# Looking for feedback:  Sort your lightroom photos an Android. or should that be iPad



## luke.sleeman

Hey,
I'm a software developer and amateur photographer.  I think I have the same problem that many people do - to many photos and not enough time to organise them.  I've been tossing around the idea of creating a (paid for) application for Android smart phones and tablets.  The application would allow you to download a subset of your LR library, tag and flag photos on your phone, before uploading the metadata back to Lightroom.  All final post processing an image manipulation would be done back in Lightroom.

What I want to know is; would anybody pay for such a thing?  How much would you pay if it had the following features?

* A Plugin for Lightroom which allows you to export a subset of your photos on your phone/tablet
* An application for android which allows you to tag, rate, flag photos and add colour labels
* The android app will allow you to filter the photos on the phone by flag status, rating, and colour label
* The plugin for Lightroom would allow you to import back in the metadata changes you have made on your phone

I note that there is already an application out for ipads, costing $17, that allows you to do something very similar: http://photosmithapp.com/  .  Unfortunately, you need to import the photos directly from the camera into the ipad, before sending them into Lightroom.  There is no way to get photos already in Lightroom and upload them to your tablet (though they say its coming soon).

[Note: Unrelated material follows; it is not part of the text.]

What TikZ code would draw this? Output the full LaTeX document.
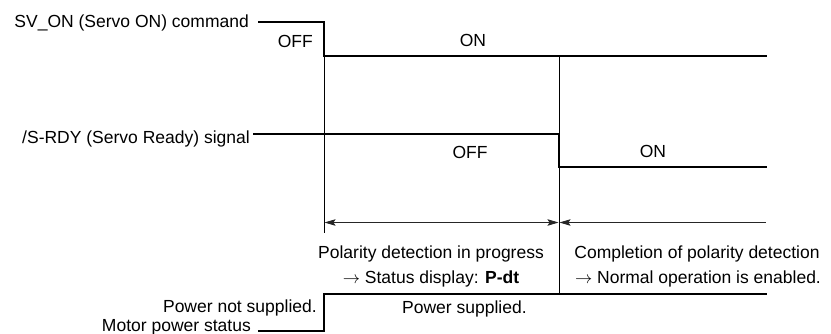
\documentclass[tikz,border=0pt]{standalone}
\usepackage{fontspec}
\setmainfont{Liberation Sans}
\usetikzlibrary{arrows.meta}
\begin{document}
\begin{tikzpicture}[x=1bp,y=-1bp,
  lbl/.style={inner sep=0pt, font=\fontsize{17.5bp}{21bp}\selectfont},
  sig/.style={line width=1.4bp, line join=miter},
  guide/.style={line width=0.7bp},
  dimline/.style={line width=0.8bp, draw=black!85, >={Stealth[length=11bp,width=6.5bp,inset=2bp]}}]
\useasboundingbox (0,0) rectangle (831,333);
% labels of signals
\node[lbl, anchor=base east] (svon) at (249,27) {SV\_ON (Servo ON) command};
\node[lbl, anchor=base east] (srdy) at (250,143) {/S-RDY (Servo Ready) signal};
\node[lbl, anchor=base east] (pns) at (317,312) {Power not supplied.};
\node[lbl, anchor=base east] (mps) at (251,331) {Motor power status};
% state labels
\node[lbl, anchor=base east] (off1) at (313,47) {OFF};
\node[lbl, anchor=base] (on1) at (473,46) {ON};
\node[lbl, anchor=base] (off2) at (470,158) {OFF};
\node[lbl, anchor=base] (on2) at (653,157) {ON};
\node[lbl, anchor=base west] (ps) at (402,313) {Power supplied.};
\node[lbl, anchor=base] (pol1) at (431,258) {Polarity detection in progress};
\node[lbl, anchor=base] (pol2) at (431,283) {$\rightarrow$ Status display: \textbf{P-dt}};
\node[lbl, anchor=base] (cmp1) at (697,258) {Completion of polarity detection};
\node[lbl, anchor=base] (cmp2) at (698,283) {$\rightarrow$ Normal operation is enabled.};
% key points
\coordinate (a0) at (258,22);
\coordinate (a1) at (324,22);
\coordinate (a2) at (324,56);
\coordinate (a3) at (767,56);
\coordinate (b0) at (253,134);
\coordinate (b1) at (559,134);
\coordinate (b2) at (559,167);
\coordinate (b3) at (767,167);
\coordinate (c0) at (258,331);
\coordinate (c1) at (324,331);
\coordinate (c2) at (324,294);
\coordinate (c3) at (767,294);
\coordinate (g1) at (324,233);
\coordinate (g2top) at (559,56);
\coordinate (g2) at (559,294);
\coordinate (d0) at (324.5,222.5);
\coordinate (d1) at (558.5,222.5);
\coordinate (d2) at (559.5,222.5);
\coordinate (d3) at (766,222.5);
% guides
\draw[guide] (a2) -- (g1);
\draw[guide] (g2top) -- (g2);
% dimension arrows
\draw[dimline, <->] (d0) -- (d1);
\draw[dimline, <-] (d2) -- (d3);
% signals
\draw[sig] (a0) -- (a1) -- (a2) -- (a3);
\draw[sig] (b0) -- (b1) -- (b2) -- (b3);
\draw[sig] (c0) -- (c1) -- (c2) -- (c3);
\end{tikzpicture}
\end{document}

I would like to use your feedback, to decide how to proceed.  Would anybody pay if I created such an app?  Does anybody even have android tablets and phones, or do you all want to use ipads?  What features must I add?  Is the above feature set enough?

- Luke


----------



## Brad Snyder

Android. And no, you couldn't even pay me to try it, let alone charge me for it.  But, that's just me...


----------



## Jim Wilde

iPhone/iPad....and little interest I'm afraid, especially the phone. Marc Rochkind's already got an app which does some of what you're proposing (for iPhone and iPad, don't know about Android), so you'll be playing catch-up.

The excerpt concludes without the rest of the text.